Thursday, July 18, 2013

La naissance d'un cygne / Polina de Bastien Vives


Polina de Bastien Vives

En l’espace de quelques albums, Bastien Vivès, né en 1984, s’est imposé comme l’une des personnalités les plus talentueuses de la jeune bande dessinée contemporaine, celle qui prend la relève de la génération des Sfar, Trondheim et autres Bravo apparus dans les années 90. Il puise dans les relations humaines compliquées et simples à la fois pour raconter à sa propre manière un bout de vie de ses héros et de leur entourage. Dans son dernier roman graphique en solo, Polina, Bastien Vivès s’inspire de la vie de Polina Semionova, célèbre danseuse de ballet classique, une des plus jeunes à avoir atteint le titre de « prima ballerina », qu’il a vue danser dans un clip du chanteur allemand Herbert Grönemeyer.

L’histoire débute sur la très jeune héroïne, 6 ans, auditionnant pour être admise à l’académie de danse du professeur Bojinski, reconnu comme un des plus impitoyables de toute la Russie.
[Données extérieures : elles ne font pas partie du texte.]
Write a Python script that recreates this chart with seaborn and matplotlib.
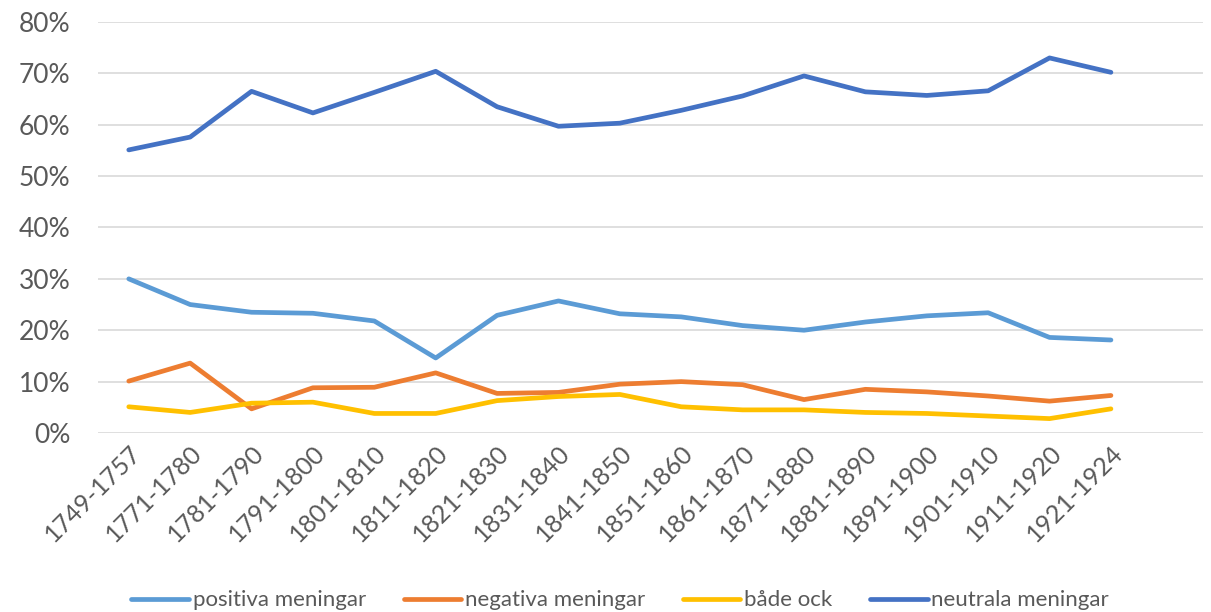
import pandas as pd
import seaborn as sns
import matplotlib.pyplot as plt
from matplotlib.ticker import PercentFormatter

# Data (percent)
periods = ["1749-1757", "1771-1780", "1781-1790", "1791-1800", "1801-1810",
           "1811-1820", "1821-1830", "1831-1840", "1841-1850", "1851-1860",
           "1861-1870", "1871-1880", "1881-1890", "1891-1900", "1901-1910",
           "1911-1920", "1921-1924"]
positiva = [30.0, 25.0, 23.5, 23.3, 21.8, 14.6, 22.9, 25.7, 23.2, 22.6,
            20.9, 20.0, 21.6, 22.8, 23.4, 18.6, 18.1]
negativa = [10.1, 13.6, 4.7, 8.8, 8.9, 11.7, 7.7, 7.9, 9.5, 10.0,
            9.4, 6.5, 8.5, 8.0, 7.2, 6.2, 7.3]
bade_ock = [5.1, 4.0, 5.8, 6.0, 3.8, 3.8, 6.3, 7.1, 7.5, 5.1,
            4.5, 4.5, 4.0, 3.8, 3.3, 2.8, 4.7]
neutrala = [55.1, 57.6, 66.5, 62.3, 66.3, 70.4, 63.5, 59.7, 60.3, 62.8,
            65.6, 69.5, 66.4, 65.7, 66.6, 73.0, 70.2]

series_names = ["positiva meningar", "negativa meningar", "både ock", "neutrala meningar"]
colors = ["#5B9BD5", "#ED7D31", "#FFC000", "#4472C4"]

df = pd.DataFrame({"Period": periods,
                   "positiva meningar": positiva,
                   "negativa meningar": negativa,
                   "både ock": bade_ock,
                   "neutrala meningar": neutrala})
long_df = df.melt(id_vars="Period", var_name="Serie", value_name="Andel")
long_df["Andel"] = long_df["Andel"] / 100

sns.set_style("white")
plt.rcParams['font.family'] = ['Lato', 'DejaVu Sans']

fig = plt.figure(figsize=(12.11, 6.12), dpi=100)
ax = fig.add_axes([0.081, 0.2925, 0.9124, 0.6716])

sns.lineplot(data=long_df, x="Period", y="Andel", hue="Serie",
             hue_order=series_names, palette=colors, linewidth=3.4,
             sort=False, ax=ax, solid_capstyle="round")

ax.set_ylim(0, 0.8)
ax.set_xlim(-0.5, len(periods) + 0.5)
ax.set_yticks([i / 10 for i in range(9)])
ax.yaxis.set_major_formatter(PercentFormatter(1.0, decimals=0))
ax.grid(axis="y", color="#D9D9D9", linewidth=1.2)
ax.set_axisbelow(True)
for s in ax.spines.values():
    s.set_visible(False)
ax.tick_params(axis="both", length=0, colors="#595959")
ax.tick_params(axis="y", labelsize=19, pad=20)
ax.tick_params(axis="x", labelsize=18, pad=6)
ax.set_xticks(range(len(periods)))
ax.set_xticklabels(periods, rotation=45, ha="right", rotation_mode="anchor")
ax.set_xlabel("")
ax.set_ylabel("")

handles, labels = ax.get_legend_handles_labels()
ax.get_legend().remove()
fig.legend(handles, labels, loc="lower center", ncol=4, frameon=False,
           fontsize=16, labelcolor="#595959", handlelength=2.6,
           handletextpad=0.15, columnspacing=1.7,
           bbox_to_anchor=(0.512, -0.03))

fig.savefig("out.png", dpi=100)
Armée de patience, de talent, de douceur et d’ambition, Polina ne fléchit pas devant la rigueur et la perfection requises, et gravit les échelons rapidement. Très vite, elle se démarque de ses collègues, et se retrouve sous la supervision de Bojinski en personne, qui ne lui rend pas la tâche facile. Sous le regard du maître qui corrige sans relâchement et avec précision chaque geste et mouvement, chaque interprétation et émotion, elle bâtit sa carrière de danseuse. « Pour moi, le pilier de cet album est la relation maître-élève », affirme Vivès. Il transpose dans l’histoire de Polina sa relation avec son père, peintre et illustrateur, qui lui a transmis l’amour du dessin et la passion pour ce métier. Il ne s’agit plus de danser pour soi, pour son plaisir personnel, mais pour synthétiser le mouvement en beauté et perfection. Chaque jour se transforme en une nouvelle épreuve pour la jeune ballerine qui grandit et perfectionne son art. Alors qu’elle poursuit ses études au théâtre, Bojinski la choisit pour interpréter un solo qu’il a chorégraphié. Mais Polina ne restera pas là. Devenue une belle jeune femme, elle décide de se lancer à l’aventure, loin de la docilité qu’impose le ballet classique, et de la Russie, pour s’épanouir et vivre des expériences qui lui sont propres à travers ses choix, ses réussites et ses déceptions. Elle suit ses instincts et envies pour devenir une ballerine accomplie et reconnue dans le monde. Suite à une invitation à une soirée organisée au théâtre où elle a passé son adolescence, elle doit faire face aux fantômes de son passé, ses amours perdues, ses professeurs, et surtout son maître.

Pour produire cet ouvrage, qui a reçu le prix des Libraires BD 2011, Vivès s’est profondément documenté en visionnant des vidéos, puisant dans des livres, observant les positions de base des ballerines durant les cours et en assistant à la somptueuse représentation de Blanche Neige d’Angelin Preljocaj. Bastien Vivès ne fait pas de compromis sur la qualité du scénario ainsi que de l’image qui s’épousent parfaitement. « Scénaristiquement, Polina est l’album le plus abouti que j’aie réalisé jusqu’à présent. J’ai beaucoup travaillé les dialogues et les intentions des personnages. Les relations entre les protagonistes portent l’histoire, lui donnent de la force », dit Vivès. Assurant un ton digne de la distinction des ballets russes, l’histoire de Polina est fluide et attachante, marquée par des moments forts, et véhicule des émotions auxquelles le lecteur peut facilement s’identifier. Entre amour, jalousie, déception, tristesse et fureur, Vivès arrive magistralement à représenter les relations humaines, comme dans ses précédents romans graphiques dont Dans mes yeux, Le goût du chlore et Amitié étroite.

Ayant prouvé ses talents aux crayons de couleurs, il adopte dans Polina le numérique, le trait contre des masses noires, blanches et grises. Ce minimalisme met en avant des regards, des attitudes, et pousse les contrastes. Un dessin qui évoque celui d’Hugo Pratt et Paolo Cossi. Le choix de la technique répond bien au thème et à l’histoire ainsi qu’à l’univers de ballerines et de salles de danse dans leur sobriété et leur élégance.

À travers ses histoires légères, Vivès traite des relations humaines, sans parti pris ni jugement, ce qui rend ses personnages attachants et ses histoires émouvantes. Ajoutons à cela son talent graphique ainsi que la finesse propre à son trait, ce jeune bédéiste n’arrêtera pas de sitôt de nous embarquer subtilement dans des bouts de vies.